Manufacturers that adhere to standards like ISO 9001 and IATF 16949 have built-in systems to prevent disasters. We utilize high-end checking fixtures to verify every dimension on every batch. This might seem like an extra cost, but it is actually a cost-saver. If you receive a shipment of 10,000 defective parts and have to halt your production line, the cost of that failure far outweighs any savings you made on the unit price.
When you work with a partner who prioritizes rigorous testing and quality management, you are buying peace of mind. You are paying for the engineering hours that go into failure mode analysis and process control, ensuring that your parts are ready to go straight from the crate to your assembly line.
7. The Long-Term View: Partnering for Efficiency
Ultimately, cost estimation is a communication game. The best way to reduce costs for your project is to involve the manufacturer as early as possible. Do not just send a 2D drawing and ask for a quote. Send the 3D model, explain the application, talk about the annual volume, and ask for suggestions.
For instance, can we use a different welding technique that speeds up the assembly? Is there a cheaper material that meets the same strength requirements? By treating your manufacturer as a collaborative partner rather than just a vendor, you unlock potential savings that are invisible to someone who is just pressing buttons on a quote generator.
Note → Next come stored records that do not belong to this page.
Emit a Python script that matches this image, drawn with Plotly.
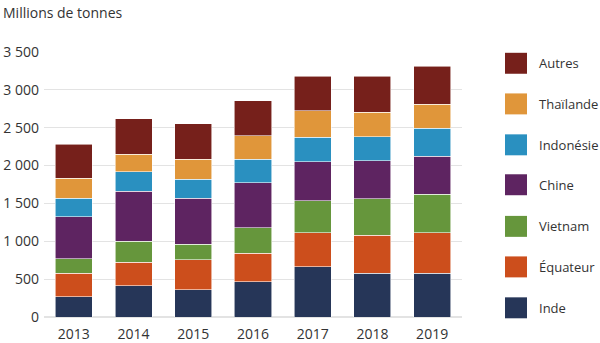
import plotly.graph_objects as go

years = ["2013", "2014", "2015", "2016", "2017", "2018", "2019"]

inde = [266, 414, 362, 463, 664, 581, 581]
equateur = [315, 307, 395, 382, 448, 501, 531]
vietnam = [189, 277, 201, 333, 421, 477, 509]
chine = [556, 662, 610, 592, 517, 504, 504]
indonesie = [242, 258, 250, 312, 321, 321, 368]
thailande = [264, 233, 268, 315, 355, 320, 316]
autres = [447, 470, 469, 461, 456, 478, 504]

series_names = ["Inde", "Équateur", "Vietnam", "Chine", "Indonésie", "Thaïlande", "Autres"]
series_values = [inde, equateur, vietnam, chine, indonesie, thailande, autres]
series_colors = ["#263658", "#CC4E1C", "#66963C", "#5E2461", "#2A90C0", "#E0963A", "#76201B"]

y_ticks = [0, 500, 1000, 1500, 2000, 2500, 3000, 3500]
y_ticktext = ["0", "500", "1 000", "1 500", "2 000", "2 500", "3 000", "3 500"]

FONT = "Open Sans"
TXT = "#333333"

fig = go.Figure()
for name, vals, col in zip(series_names, series_values, series_colors):
    fig.add_trace(go.Bar(
        x=years, y=vals, name=name,
        marker=dict(color=col, line=dict(color="rgba(255,255,255,0.7)", width=0.8)),
        showlegend=False,
    ))

# plot area geometry in pixels
W, H = 600, 343
L, R, T, B = 44, 138, 52, 25.5
pw = W - L - R
ph = H - T - B

shapes = []
annotations = []
legend_centers = [308.3, 267.3, 226.7, 185, 145, 104, 63.3]
for name, col, cy in zip(series_names, series_colors, legend_centers):
    x0 = (505 - L) / pw
    x1 = (527 - L) / pw
    y0 = (H - B - (cy + 10.5)) / ph
    y1 = (H - B - (cy - 10.5)) / ph
    shapes.append(dict(type="rect", xref="paper", yref="paper", x0=x0, x1=x1, y0=y0, y1=y1,
                       fillcolor=col, line=dict(width=0)))
    annotations.append(dict(xref="paper", yref="paper", x=(537 - L) / pw, y=(H - B - cy) / ph,
                            text=name, showarrow=False, xanchor="left", yanchor="middle",
                            font=dict(family=FONT, size=13, color=TXT)))

fig.update_layout(
    width=W, height=H,
    margin=dict(l=L, r=R, t=T, b=B),
    barmode="stack",
    bargap=0.38,
    plot_bgcolor="white",
    paper_bgcolor="white",
    font=dict(family=FONT, size=14, color=TXT),
    title=dict(text="Millions de tonnes", x=3 / W, xanchor="left", xref="container",
               y=1 - 13 / H, yanchor="middle", yref="container",
               font=dict(family=FONT, size=14, color=TXT)),
    xaxis=dict(showgrid=False, showline=False, ticks="", tickfont=dict(size=14, color=TXT),
               ticklabelstandoff=7, automargin=False),
    yaxis=dict(range=[0, 3500], tickvals=y_ticks, ticktext=y_ticktext, showgrid=True,
               gridcolor="#e3e3e3", gridwidth=1, zeroline=True, zerolinecolor="#e3e3e3",
               ticks="", tickfont=dict(size=14, color=TXT), ticklabelstandoff=4,
               automargin=False),
    shapes=shapes,
    annotations=annotations,
)

fig.write_html("out.html")
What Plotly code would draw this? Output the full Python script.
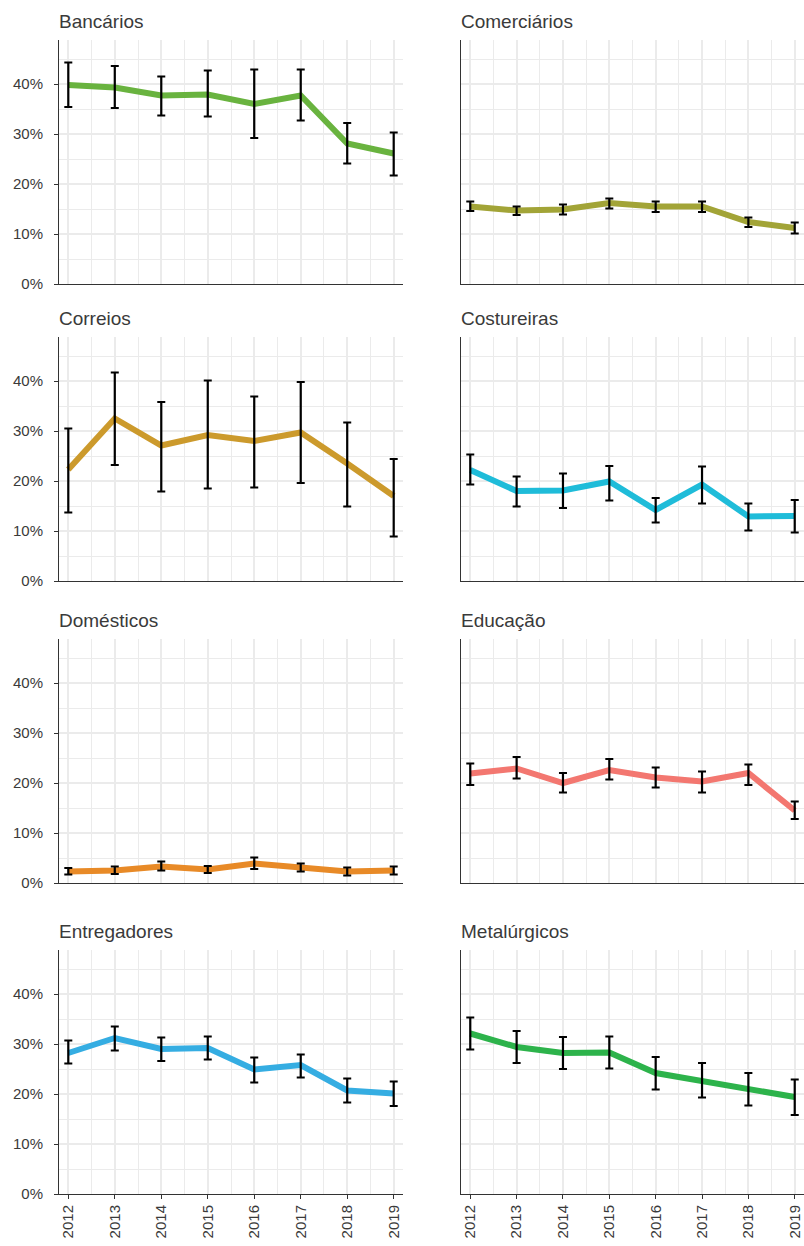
import plotly.graph_objects as go

# Years on the x axis
years = [2012, 2013, 2014, 2015, 2016, 2017, 2018, 2019]

# Panel names (one per facet, in reading order)
categories = ["Bancários", "Comerciários", "Correios", "Costureiras",
              "Domésticos", "Educação", "Entregadores", "Metalúrgicos"]

# Line colours per facet
colors = ["#69B33F", "#A2A437", "#CC9A2C", "#1FBCD9",
          "#E88A27", "#F37770", "#35ADE2", "#2DB34B"]

# Estimates (%) with lower / upper confidence bounds
bancarios_val = [39.8, 39.3, 37.7, 37.9, 36.0, 37.7, 28.1, 26.1]
bancarios_lo = [35.4, 35.2, 33.7, 33.5, 29.2, 32.7, 24.1, 21.7]
bancarios_hi = [44.3, 43.6, 41.5, 42.7, 42.9, 42.9, 32.2, 30.3]

comerciarios_val = [15.5, 14.7, 14.9, 16.2, 15.5, 15.5, 12.4, 11.2]
comerciarios_lo = [14.6, 13.8, 13.9, 15.1, 14.4, 14.4, 11.4, 10.1]
comerciarios_hi = [16.5, 15.5, 15.9, 17.1, 16.5, 16.5, 13.3, 12.3]

correios_val = [22.3, 32.5, 27.1, 29.2, 28.0, 29.7, 23.5, 17.0]
correios_lo = [13.7, 23.2, 17.9, 18.5, 18.7, 19.6, 14.9, 8.9]
correios_hi = [30.5, 41.7, 35.8, 40.1, 36.9, 39.8, 31.7, 24.4]

costureiras_val = [22.2, 18.0, 18.1, 19.9, 14.2, 19.3, 12.9, 13.0]
costureiras_lo = [19.3, 14.9, 14.6, 16.1, 11.7, 15.5, 10.1, 9.7]
costureiras_hi = [25.3, 20.9, 21.5, 23.0, 16.6, 22.9, 15.5, 16.2]

domesticos_val = [2.3, 2.5, 3.3, 2.7, 3.9, 3.1, 2.3, 2.5]
domesticos_lo = [1.7, 1.8, 2.5, 2.0, 2.8, 2.3, 1.5, 1.7]
domesticos_hi = [3.0, 3.3, 4.3, 3.4, 5.1, 3.9, 3.1, 3.3]

educacao_val = [21.9, 22.9, 20.0, 22.6, 21.1, 20.3, 22.0, 14.5]
educacao_lo = [19.6, 20.9, 18.1, 20.7, 19.1, 18.1, 19.6, 12.8]
educacao_hi = [23.9, 25.2, 22.0, 24.8, 23.1, 22.3, 23.7, 16.3]

entregadores_val = [28.2, 31.2, 29.0, 29.2, 24.9, 25.8, 20.7, 20.1]
entregadores_lo = [26.1, 28.7, 26.6, 26.9, 22.3, 23.3, 18.3, 17.6]
entregadores_hi = [30.7, 33.5, 31.3, 31.5, 27.3, 27.9, 23.1, 22.5]

metalurgicos_val = [32.1, 29.4, 28.2, 28.3, 24.2, 22.7, 20.9, 19.4]
metalurgicos_lo = [28.9, 26.2, 25.0, 25.1, 20.9, 19.3, 17.7, 15.8]
metalurgicos_hi = [35.3, 32.6, 31.4, 31.5, 27.4, 26.2, 24.2, 22.9]

y_tick_values = [0, 10, 20, 30, 40]
y_tick_labels = ["0%", "10%", "20%", "30%", "40%"]

series = [
    (bancarios_val, bancarios_lo, bancarios_hi),
    (comerciarios_val, comerciarios_lo, comerciarios_hi),
    (correios_val, correios_lo, correios_hi),
    (costureiras_val, costureiras_lo, costureiras_hi),
    (domesticos_val, domesticos_lo, domesticos_hi),
    (educacao_val, educacao_lo, educacao_hi),
    (entregadores_val, entregadores_lo, entregadores_hi),
    (metalurgicos_val, metalurgicos_lo, metalurgicos_hi),
]

# Page geometry (pixels)
W, H = 804, 1246
col_px = [(59, 403), (461, 804)]
row_px = [(40, 284), (337, 581), (639, 883), (950, 1194)]

FONT = "Liberation Sans, Arial, sans-serif"
TXT = "#3a3a3a"
GRID = "#EBEBEB"
AXIS = "#333333"

fig = go.Figure()
layout = dict(
    width=W, height=H,
    margin=dict(l=0, r=0, t=0, b=0, autoexpand=False),
    paper_bgcolor="white", plot_bgcolor="white",
    showlegend=False,
    font=dict(family=FONT, color=TXT),
    annotations=[],
)

for i, (name, color, (val, lo, hi)) in enumerate(zip(categories, colors, series)):
    r, c = divmod(i, 2)
    n = i + 1
    xa = "x" if n == 1 else f"x{n}"
    ya = "y" if n == 1 else f"y{n}"

    fig.add_trace(go.Scatter(
        x=years, y=val, mode="lines", xaxis=xa, yaxis=ya,
        line=dict(color=color, width=6), hoverinfo="skip",
    ))
    fig.add_trace(go.Scatter(
        x=years, y=val, mode="markers", xaxis=xa, yaxis=ya,
        marker=dict(size=1, color="rgba(0,0,0,0)"),
        error_y=dict(type="data", symmetric=False,
                     array=[h - v for h, v in zip(hi, val)],
                     arrayminus=[v - l for v, l in zip(val, lo)],
                     color="black", thickness=2.2, width=4),
    ))

    x0, x1 = col_px[c]
    top, bot = row_px[r]
    bottom_row = r == 3
    left_col = c == 0

    layout["xaxis" if n == 1 else f"xaxis{n}"] = dict(
        domain=[x0 / W, x1 / W], anchor=ya,
        range=[2011.8, 2019.2], automargin=False,
        tickmode="array", tickvals=years, ticktext=[str(y) for y in years],
        showticklabels=bottom_row, tickangle=-90,
        ticks="outside" if bottom_row else "", ticklen=4, tickwidth=1, tickcolor=AXIS,
        tickfont=dict(size=15, color=TXT),
        showgrid=True, gridcolor=GRID, gridwidth=2,
        minor=dict(tickmode="linear", tick0=2011.5, dtick=1,
                   showgrid=True, gridcolor=GRID, gridwidth=1),
        showline=True, linecolor=AXIS, linewidth=1,
        zeroline=False, fixedrange=True,
    )
    layout["yaxis" if n == 1 else f"yaxis{n}"] = dict(
        domain=[1 - bot / H, 1 - top / H], anchor=xa,
        range=[0, 48.8], automargin=False,
        tickmode="array", tickvals=y_tick_values, ticktext=y_tick_labels,
        showticklabels=left_col, ticklabelstandoff=8,
        ticks="outside" if left_col else "", ticklen=4, tickwidth=1, tickcolor=AXIS,
        tickfont=dict(size=15, color=TXT),
        showgrid=True, gridcolor=GRID, gridwidth=2,
        minor=dict(tickmode="linear", tick0=5, dtick=10,
                   showgrid=True, gridcolor=GRID, gridwidth=1),
        showline=True, linecolor=AXIS, linewidth=1,
        zeroline=False, fixedrange=True,
    )

    layout["annotations"].append(dict(
        text=name, xref="paper", yref="paper",
        x=(x0 - 2) / W, y=1 - (top - 19) / H,
        xanchor="left", yanchor="middle", showarrow=False,
        font=dict(size=19, color=TXT, family=FONT),
    ))

fig.update_layout(**layout)
fig.write_html("out.html")
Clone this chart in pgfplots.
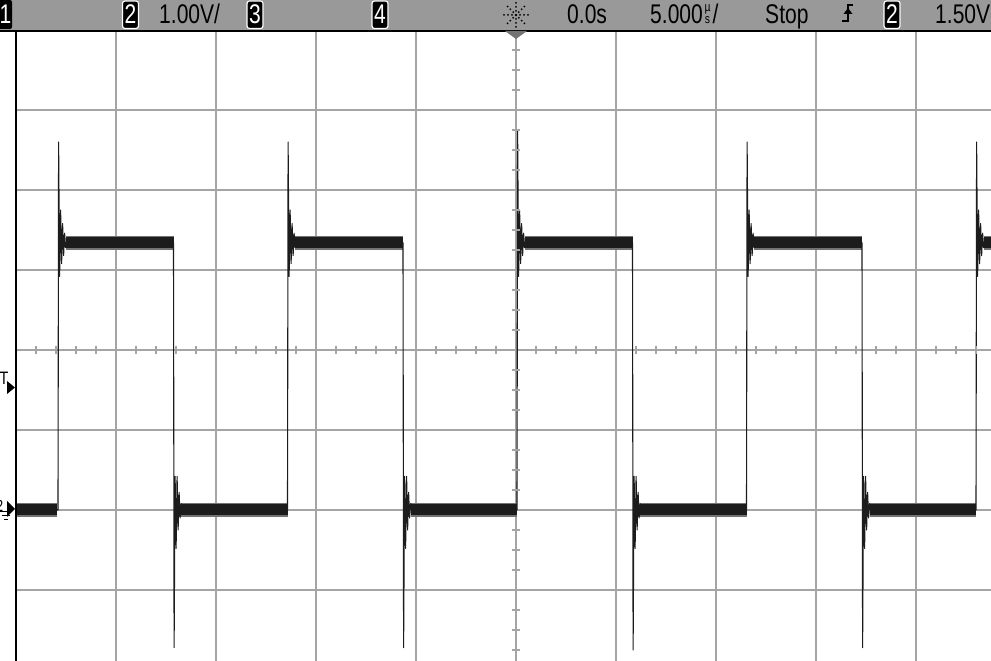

With 20 years of experience serving automotive OEMs and complex industries, we have seen time and time again that the projects with the lowest total cost are the ones where the design phase was optimized for the specific machinery and expertise of the factory. It's not about finding the "cheapest" factory; it's about finding the factory that can run your parts with the least amount of friction, re-work, and wasted time.
8. Conclusion: Making the Right Call
Estimating the cost of custom metal stamping assemblies is definitely an art form supported by hard data. It involves looking at the raw material, the tooling efficiency, the complexity of the design, and the long-term quality requirements. When you balance these, you stop looking for the "lowest" price and start looking for the "best value" price.
Whether you are working on a new chassis component for a vehicle or a structural piece for electronic equipment, remember that the goal is consistency. You need a partner that understands the demands of the automotive industry—where precision is non-negotiable—and has the manufacturing scale to back it up. By focusing on design optimization, choosing the right tooling path, and working with a provider who integrates stamping and assembly seamlessly, you can navigate the complex cost landscape of metal manufacturing with confidence.
Every project has its unique set of challenges, but the principles of efficient manufacturing remain the same. Simplify where you can, invest in quality tooling, and always, always keep the end assembly in mind. That is how you turn a complex engineering requirement into a streamlined, cost-effective, and successful production run.